Decoupling BIP70 Payment Protocol from Wallets



Summary:

James Hilliard proposed moving the BIP70 protocol implementation into a browser extension that can communicate with wallets over a simple IPC mechanism. The W3C Payments API, which automates all data entry and handles choices related to common transactions on the Web, registers "payment handlers" in the browser and selects one to complete a transaction. Payment requests often ask for information that Bitcoin wallets have no current need to provide, such as shipping addresses. In those cases, it is the chosen payment type's handler that negotiates with the user how to reveal the supposedly necessary information.
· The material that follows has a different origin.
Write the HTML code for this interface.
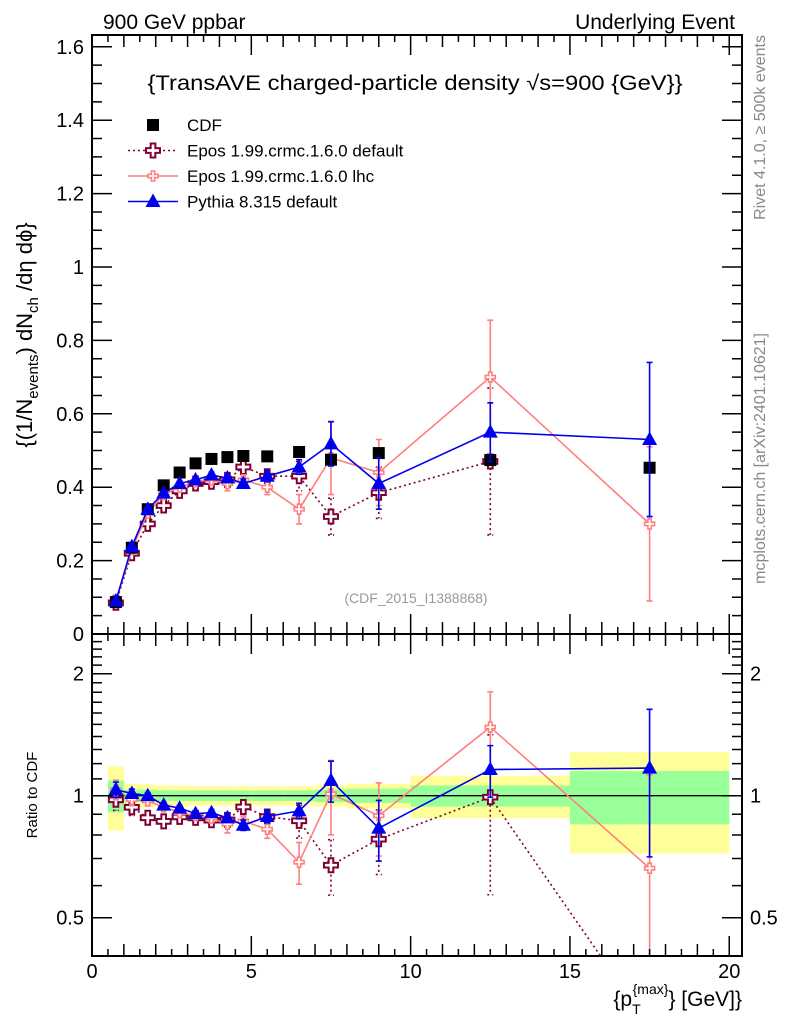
<!DOCTYPE html>
<html><head><meta charset="utf-8"><style>
html,body{margin:0;padding:0;background:#fff;width:786px;height:1024px;overflow:hidden}
svg{display:block;font-family:"Liberation Sans",sans-serif}
</style></head><body>
<svg id="c" width="786" height="1024" viewBox="0 0 786 1024" xmlns="http://www.w3.org/2000/svg">
<defs>
<clipPath id="cm"><rect x="92" y="35" width="650" height="599"/></clipPath>
<clipPath id="cr"><rect x="92" y="634" width="650" height="322"/></clipPath>
</defs>
<text x="103" y="29" font-size="21">900 GeV ppbar</text>
<text x="735" y="29" font-size="21" text-anchor="end">Underlying Event</text>
<text x="415" y="90" font-size="21" text-anchor="middle" textLength="535" lengthAdjust="spacingAndGlyphs">{TransAVE charged-particle density √s=900 {GeV}}</text>
<g id="legend"></g>
<text transform="translate(32,335) rotate(-90)" font-size="22" text-anchor="middle">{(1/N<tspan font-size="15" dy="6">events</tspan><tspan dy="-6">) dN</tspan><tspan font-size="15" dy="6">ch</tspan><tspan dy="-6"> /dη  dϕ}</tspan></text>
<text transform="translate(37,795) rotate(-90)" font-size="15" text-anchor="middle">Ratio to CDF</text>
<text transform="translate(765,35) rotate(-90)" font-size="16" fill="#888" text-anchor="end">Rivet 4.1.0, ≥ 500k events</text>
<text transform="translate(765,333) rotate(-90)" font-size="16" fill="#888" text-anchor="end">mcplots.cern.ch [arXiv:2401.10621]</text>
<text x="416" y="603" font-size="14" fill="#999" text-anchor="middle">(CDF_2015_I1388868)</text>
<text x="742" y="1006" font-size="21" text-anchor="end">{p<tspan font-size="14" dy="8">T</tspan><tspan font-size="14" dx="-8" dy="-20">{max}</tspan><tspan dy="12">} [GeV]}</tspan></text>
<g id="ratioBands" clip-path="url(#cr)"></g>
<g id="mainMarks" clip-path="url(#cm)"></g>
<g id="ratioMarks" clip-path="url(#cr)"></g>
<g id="axes"></g>
</svg>
<script>
const xCenters=[0.75,1.25,1.75,2.25,2.75,3.25,3.75,4.25,4.75,5.5,6.5,7.5,9,12.5,17.5];
const binLo=[0.5,1,1.5,2,2.5,3,3.5,4,4.5,5,6,7,8,10,15];
const binHi=[1,1.5,2,2.5,3,3.5,4,4.5,5,6,7,8,10,15,20];
const cdfVals=[0.087,0.235,0.34,0.405,0.44,0.465,0.477,0.482,0.485,0.484,0.496,0.475,0.493,0.474,0.453];
const cdfYellow=[0.18,0.07,0.065,0.06,0.06,0.055,0.055,0.055,0.055,0.055,0.055,0.06,0.07,0.12,0.28];
const cdfGreen=[0.09,0.035,0.035,0.03,0.03,0.03,0.03,0.03,0.03,0.03,0.03,0.035,0.04,0.06,0.15];
const eposDefVals=[0.085,0.22,0.30,0.35,0.39,0.41,0.415,0.42,0.455,0.43,0.43,0.32,0.385,0.47,0.122];
const eposDefErr=[0.005,0.01,0.01,0.01,0.01,0.01,0.01,0.01,0.015,0.01,0.04,0.05,0.07,0.2,0];
const eposLhcVals=[0.09,0.23,0.33,0.38,0.40,0.415,0.42,0.41,0.42,0.40,0.34,0.48,0.44,0.70,0.30];
const eposLhcErr=[0.005,0.008,0.008,0.008,0.008,0.008,0.01,0.02,0.012,0.02,0.04,0.1,0.09,0.155,0.21];
const pyVals=[0.09,0.238,0.34,0.384,0.41,0.42,0.433,0.425,0.41,0.43,0.455,0.518,0.41,0.55,0.53];
const pyErr=[0.004,0.006,0.006,0.006,0.006,0.006,0.008,0.01,0.012,0.015,0.02,0.06,0.07,0.08,0.21];
const yTicks=[0,0.2,0.4,0.6,0.8,1,1.2,1.4,1.6];
const rTicks=[0.5,1,2];
const xTicks=[0,5,10,15,20];

const NS="http://www.w3.org/2000/svg";
const X0=92,X1=742,XMAX=20.4;
const sx=v=>X0+v*(X1-X0)/XMAX;
const sy=v=>634-v*367;
const sr=v=>795.7-Math.log2(v)*122;
function mk(tag,at,par){const e=document.createElementNS(NS,tag);for(const k in at)e.setAttribute(k,at[k]);par.appendChild(e);return e;}
const axes=document.getElementById('axes');
const mm=document.getElementById('mainMarks');
const rm=document.getElementById('ratioMarks');
const rb=document.getElementById('ratioBands');

for(let i=0;i<binLo.length;i++){
  let e=mk('rect',{x:sx(binLo[i]),width:sx(binHi[i])-sx(binLo[i]),y:sr(1+cdfYellow[i]),height:sr(1-cdfYellow[i])-sr(1+cdfYellow[i]),fill:'#ffff99'},rb);
  
  
  e=mk('rect',{x:sx(binLo[i]),width:sx(binHi[i])-sx(binLo[i]),y:sr(1+cdfGreen[i]),height:sr(1-cdfGreen[i])-sr(1+cdfGreen[i]),fill:'#99ff99'},rb);
  
  
}
let l1=mk('line',{x1:X0,x2:X1,y1:sr(1),y2:sr(1),stroke:'#000','stroke-width':1.3},rb);



function crossPath(x,y,s){const a=s/2,b=s/6;return `M${x-b},${y-a}H${x+b}V${y-b}H${x+a}V${y+b}H${x+b}V${y+a}H${x-b}V${y+b}H${x-a}V${y-b}H${x-b}Z`;}
function marker(type,x,y,g,name){
  let e;
  if(type==='sq')e=mk('rect',{x:x-6,y:y-6,width:12,height:12,fill:'#000'},g);
  else if(type==='tri')e=mk('path',{d:`M${x},${y-8}L${x+7.5},${y+5.5}L${x-7.5},${y+5.5}Z`,fill:'#0000ee'},g);
  else if(type==='crossBig')e=mk('path',{d:crossPath(x,y,14),fill:'#fff',stroke:'#7f0033','stroke-width':2},g);
  else e=mk('path',{d:crossPath(x,y,10),fill:'#fff',stroke:'#ff7f7f','stroke-width':1.6},g);
  
  
}
function series(vals,errs,color,dash,width,type,name,g,scale,ratio,skipLast){
  const n=skipLast?vals.length-1:vals.length;
  const val=i=>ratio?vals[i]/cdfVals[i]:vals[i];
  let pts=[];for(let i=0;i<(ratio?vals.length:n);i++)pts.push(sx(xCenters[i])+','+scale(val(i)));
  let pl=mk('polyline',{points:pts.join(' '),fill:'none',stroke:color,'stroke-width':width,'stroke-dasharray':dash||'none'},g);
  
  
  for(let i=0;i<n;i++){
    const x=sx(xCenters[i]);const e=ratio?errs[i]/cdfVals[i]:errs[i];
    if(e>0){
      const y1=scale(val(i)+e),y2=scale(Math.max(val(i)-e,0.01));
      let eb=mk('path',{d:`M${x},${y1}V${y2}M${x-3},${y1}H${x+3}M${x-3},${y2}H${x+3}`,stroke:color,'stroke-width':width,'stroke-dasharray':dash||'none',fill:'none'},g);
      
      
    }
  }
  for(let i=0;i<n;i++)marker(type,sx(xCenters[i]),scale(val(i)),g,name+'-point');
}
series(eposDefVals,eposDefErr,'#7f0033','2,3',1.6,'crossBig','epos-default',mm,sy,false,true);
series(eposLhcVals,eposLhcErr,'#ff7f7f',null,1.6,'crossSm','epos-lhc',mm,sy,false,false);
for(let i=0;i<cdfVals.length;i++)marker('sq',sx(xCenters[i]),sy(cdfVals[i]),mm,'cdf-point');
series(pyVals,pyErr,'#0000ee',null,1.6,'tri','pythia',mm,sy,false,false);
series(eposDefVals,eposDefErr,'#7f0033','2,3',1.6,'crossBig','epos-default-ratio',rm,sr,true,true);
series(eposLhcVals,eposLhcErr,'#ff7f7f',null,1.6,'crossSm','epos-lhc-ratio',rm,sr,true,false);
series(pyVals,pyErr,'#0000ee',null,1.6,'tri','pythia-ratio',rm,sr,true,false);

for(const [y0,y1,n] of [[35,634,'main-frame'],[634,956,'ratio-frame']]){
  let f=mk('rect',{x:X0,y:y0,width:X1-X0,height:y1-y0,fill:'none',stroke:'#000','stroke-width':2},axes);
  
  
}
let tp='';
for(let v=0;v<=20.001;v+=0.5){
  const x=sx(v);const maj=Math.abs(v%5)<1e-6;const whole=Math.abs(v%1)<1e-6;
  const L=maj?20:(whole?12:7);
  tp+=`M${x},634V${634-L}M${x},35V${35+L}M${x},956V${956-L}M${x},634V${634+L}`;
}
for(let v=0;v<=1.6001;v+=0.05){
  const y=sy(v);const r=Math.round(v*100);const L=(r%20===0)?20:10;
  tp+=`M${X0},${y}H${X0+L}M${X1},${y}H${X1-L}`;
}
for(const v of [0.4,0.5,0.6,0.7,0.8,0.9,1,1.1,1.2,1.3,1.4,1.5,1.6,1.7,1.8,1.9,2,2.1,2.2,2.3,2.4,2.5]){
  const y=sr(v);if(y<636||y>954)continue;const L=rTicks.includes(v)?20:10;
  tp+=`M${X0},${y}H${X0+L}M${X1},${y}H${X1-L}`;
}
let tk=mk('path',{d:tp,stroke:'#000','stroke-width':1.5,fill:'none'},axes);


for(const v of yTicks){
  let t=mk('text',{x:X0-8,y:sy(v)+7,'font-size':20,'text-anchor':'end'},axes);t.textContent=String(v);
  
  
}
for(const v of rTicks){
  for(const [x,a] of [[X0-8,'end'],[X1+8,'start']]){
    let t=mk('text',{x:x,y:sr(v)+7,'font-size':20,'text-anchor':a},axes);t.textContent=String(v);
    
    
  }
}
for(const v of xTicks){
  let t=mk('text',{x:sx(v),y:978,'font-size':20,'text-anchor':'middle'},axes);t.textContent=String(v);
  
  
}
const lg=document.getElementById('legend');
const leg=[['CDF','sq'],['Epos 1.99.crmc.1.6.0 default','crossBig'],['Epos 1.99.crmc.1.6.0 lhc','crossSm'],['Pythia 8.315 default','tri']];
const lc={sq:null,crossBig:['#7f0033','2,3'],crossSm:['#ff7f7f',null],tri:['#0000ee',null]};
leg.forEach((d,i)=>{
  const y=125+i*25.5;
  if(lc[d[1]]){let l=mk('line',{x1:128,x2:178,y1:y,y2:y,stroke:lc[d[1]][0],'stroke-width':1.6,'stroke-dasharray':lc[d[1]][1]||'none'},lg);
    
    }
  marker(d[1],153,y,lg,'legend-marker');
  let t=mk('text',{x:187,y:y+6,'font-size':17},lg);t.textContent=d[0];
  
  
});
</script>
</body></html>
It may seem early for wallet makers to consider integration with a mere W3C Recommendation, but it would not be early to choose the right architecture to build code on, given that this is in the works for the major browsers. Development can proceed even in browsers that have not implemented anything, through an HTML5 Javascript polyfill. A demonstration that includes payment in bitcoins is already available, although it leaves as an exercise for the reader exactly how the txid would be made known to the handler (whether manually input by paste buffer after copying from an external app, or returned through IPC). James Hilliard believes that there is nothing in this spec that would preclude the workflow of a Bitcoin transaction, whether on-chain (with the seller's backend marking off confirmations) or using the Lightning Network. It even allows the seller to offer a discount on certain payment methods.